Il verbo greco usato è il SUNBALLO, che significa propriamente “mettere insieme, collegare”…. Maria collegava nel suo cuore i rapporti con l’altro e gli eventi per scoprirne il senso profondo e nascosto e conseguentemente cogliere il progetto di Dio e cantarne le lodi.

Unire nella diversità è il verbo LEGO, ossia l’interpretare, il leggere la realtà, che è una, ma molteplice. Dal LEGO diviene il LOGOS, che non è un blocco monolitico e statico, ma è dinamicamente uno con ricchezza di diversità.

Il LOGOS, infatti, è l’unità che comprende la molteplicità già nel mistero di Dio e poi, nel farsi carne, ponendo la sua tenda in mezzo a noi.

Il terzo aspetto, la rilettura dell’”essere per”, mette in evidenza la ricchezza reciproca dell’identità. Non si può sacrificare il singolo per la comunità, ma la comunità cresce per la ricchezza di ogni singolo. Il valore del singolo è fortemente relazionato ai vincoli di responsabilità nei confronti degli altri.

L’età moderna aveva esaltato i “frutti”, la missione, il dovere.

La post-modernità valorizza i “fiori”, la felicità, l’originalità del cammino di ciascuno, con il rischio di annullare la missione e di cadere in una visione autoreferenziale dell’autorealizzazione. Come visione narcisistica e di mero autocompiacimento, l’autorealizzazione è una trappola che uccide l’interiorità della persona ed il suo essere relazionale.

I “fiori” ed i “frutti” vanno considerati, valorizzati e ricercati insieme, l’esistenza di uno senza l’altro comporta  una frattura ed una sterilità interiore e spirituale.

L’autorealizzazione deve essere insita e conseguente al servizio: essere per essere per l’altro, che non è un gioco di parole, ma vuol significare che il vero senso di ogni vocazione è direttamente proporzionale al valore della missione.

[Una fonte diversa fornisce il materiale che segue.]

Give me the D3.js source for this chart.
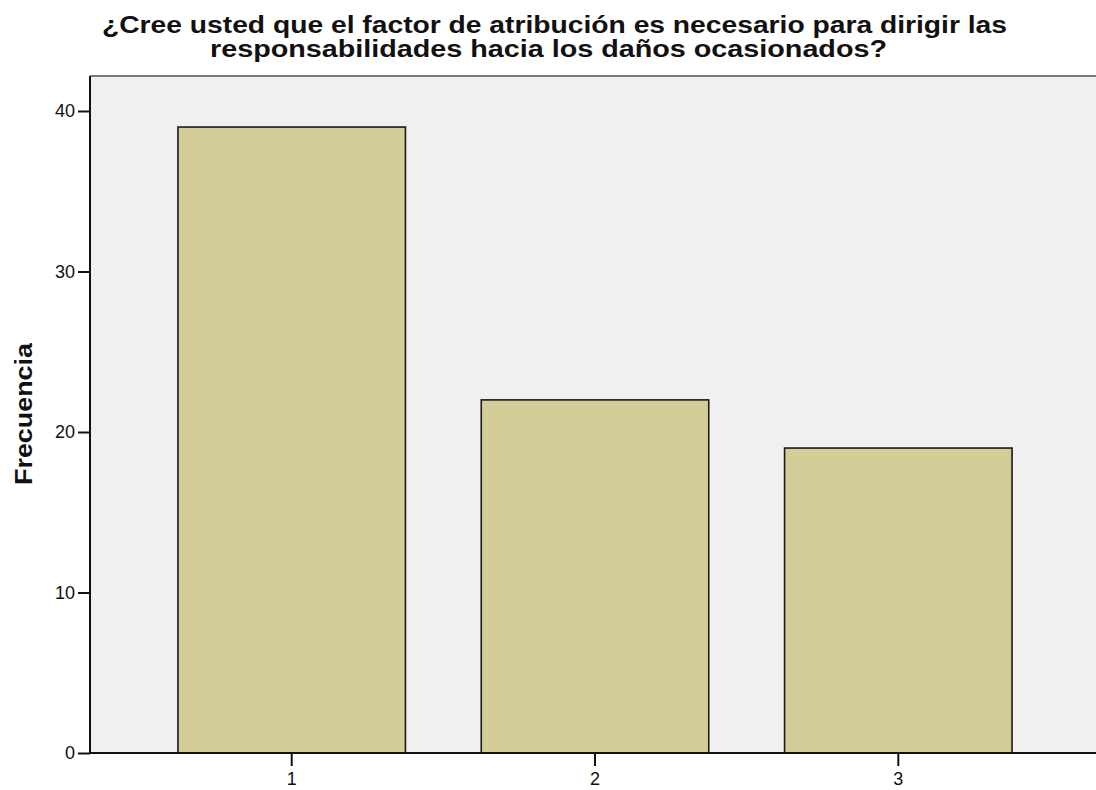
<!DOCTYPE html>
<html>
<head>
<meta charset="utf-8">
<script src="https://cdn.jsdelivr.net/npm/d3@7"></script>
<style>
  body { margin: 0; background: #fff; }
  text { font-family: "Liberation Sans", Arial, sans-serif; }
</style>
</head>
<body>
<svg id="chart" width="1096" height="790"></svg>
<script>
const categories = ['1', '2', '3'];
const frequencies = [39, 22, 19];
const yTicks = [0, 10, 20, 30, 40];
const titleLines = [
    '¿Cree usted que el factor de atribución es necesario para dirigir las',
    'responsabilidades hacia los daños ocasionados?'
];
const yLabel = 'Frecuencia';

const plot = { left: 90, right: 1100, top: 76, bottom: 753 };

const svg = d3.select('#chart');

const x = d3.scaleBand()
    .domain(categories)
    .range([plot.left, plot.right])
    .paddingInner(0.25)
    .paddingOuter(0.29);

const y = d3.scaleLinear()
    .domain([0, 42.18])
    .range([plot.bottom, plot.top]);

// plot background
svg.append('rect')
    .attr('x', plot.left)
    .attr('y', plot.top)
    .attr('width', plot.right - plot.left)
    .attr('height', plot.bottom - plot.top)
    .attr('fill', '#f0f0f0');

// top frame line
svg.append('line')
    .attr('x1', plot.left).attr('x2', plot.right)
    .attr('y1', plot.top).attr('y2', plot.top)
    .attr('stroke', '#7a7a7a')
    .attr('stroke-width', 2);

// bars
svg.selectAll('.bar')
    .data(frequencies)
    .enter().append('rect')
    .attr('class', 'bar')
    .attr('x', (d, i) => x(categories[i]))
    .attr('y', d => y(d))
    .attr('width', x.bandwidth())
    .attr('height', d => y(0) - y(d))
    .attr('fill', '#d3ce97')
    .attr('stroke', '#1a1a1a')
    .attr('stroke-width', 1.6);

// axes
const yAxis = svg.append('g')
    .attr('transform', `translate(${plot.left},0)`)
    .call(d3.axisLeft(y).tickValues(yTicks).tickSize(12).tickPadding(3));
const xAxis = svg.append('g')
    .attr('transform', `translate(0,${plot.bottom})`)
    .call(d3.axisBottom(x).tickSize(13).tickPadding(6));

[yAxis, xAxis].forEach(g => {
    g.select('.domain').attr('stroke', '#111').attr('stroke-width', 2);
    g.selectAll('.tick line').attr('stroke', '#111').attr('stroke-width', 2);
    g.selectAll('.tick text')
        .attr('fill', '#111')
        .style('font-family', '"Liberation Sans", Arial, sans-serif')
        .style('font-size', '18px');
});
yAxis.select('.domain').attr('d', `M0,${plot.top}V${plot.bottom}`);
xAxis.select('.domain').attr('d', `M${plot.left},0H${plot.right}`);

// y label
svg.append('text')
    .attr('transform', 'translate(32,414) rotate(-90)')
    .attr('text-anchor', 'middle')
    .style('font-size', '23px')
    .style('font-weight', 'bold')
    .attr('fill', '#111')
    .attr('textLength', 142)
    .attr('lengthAdjust', 'spacingAndGlyphs')
    .text(yLabel);

// title
const titleSpans = [
    { x: 102, w: 905, base: 33 },
    { x: 210, w: 677, base: 57 }
];
svg.selectAll('.title')
    .data(titleLines)
    .enter().append('text')
    .attr('class', 'title')
    .attr('x', (d, i) => titleSpans[i].x)
    .attr('y', (d, i) => titleSpans[i].base)
    .attr('textLength', (d, i) => titleSpans[i].w)
    .attr('lengthAdjust', 'spacingAndGlyphs')
    .style('font-size', '23px')
    .style('font-weight', 'bold')
    .attr('fill', '#111')
    .text(d => d);
</script>
</body>
</html>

Al termine della relazione, estremamente interessante ed esaustiva del Prof. Savagnone, Don Raimondo Frattallone, Ordinario di Teologia Morale, Vice Direttore della Scuola Superiore di Specializzazione in Bioetica e Sessuologia, con un suo brevissimo intervento ha completato ed arricchito quanto già detto invitando alla riflessione profonda sull’identità, che è tale considerando in essa il progetto di Dio: il mistero del trascendente, del divino si innesta nell’identità del singolo.

A tutti i livelli il problema dell’identità è il problema di oggi, fenomenologico, sociologico, psicologico, teologico. Afferma Don Frattallone che dalla creatura non si può tagliare l’origine da cui prende inizio la sua identità, ossia il Creatore.

Come “ciliegina sulla torta”, le considerazioni di Don Raimondo hanno permesso a tutti quel salto nel trascendente, che da sempre e per sempre ci fa essere ciò che siamo, figli di Dio amati e salvati.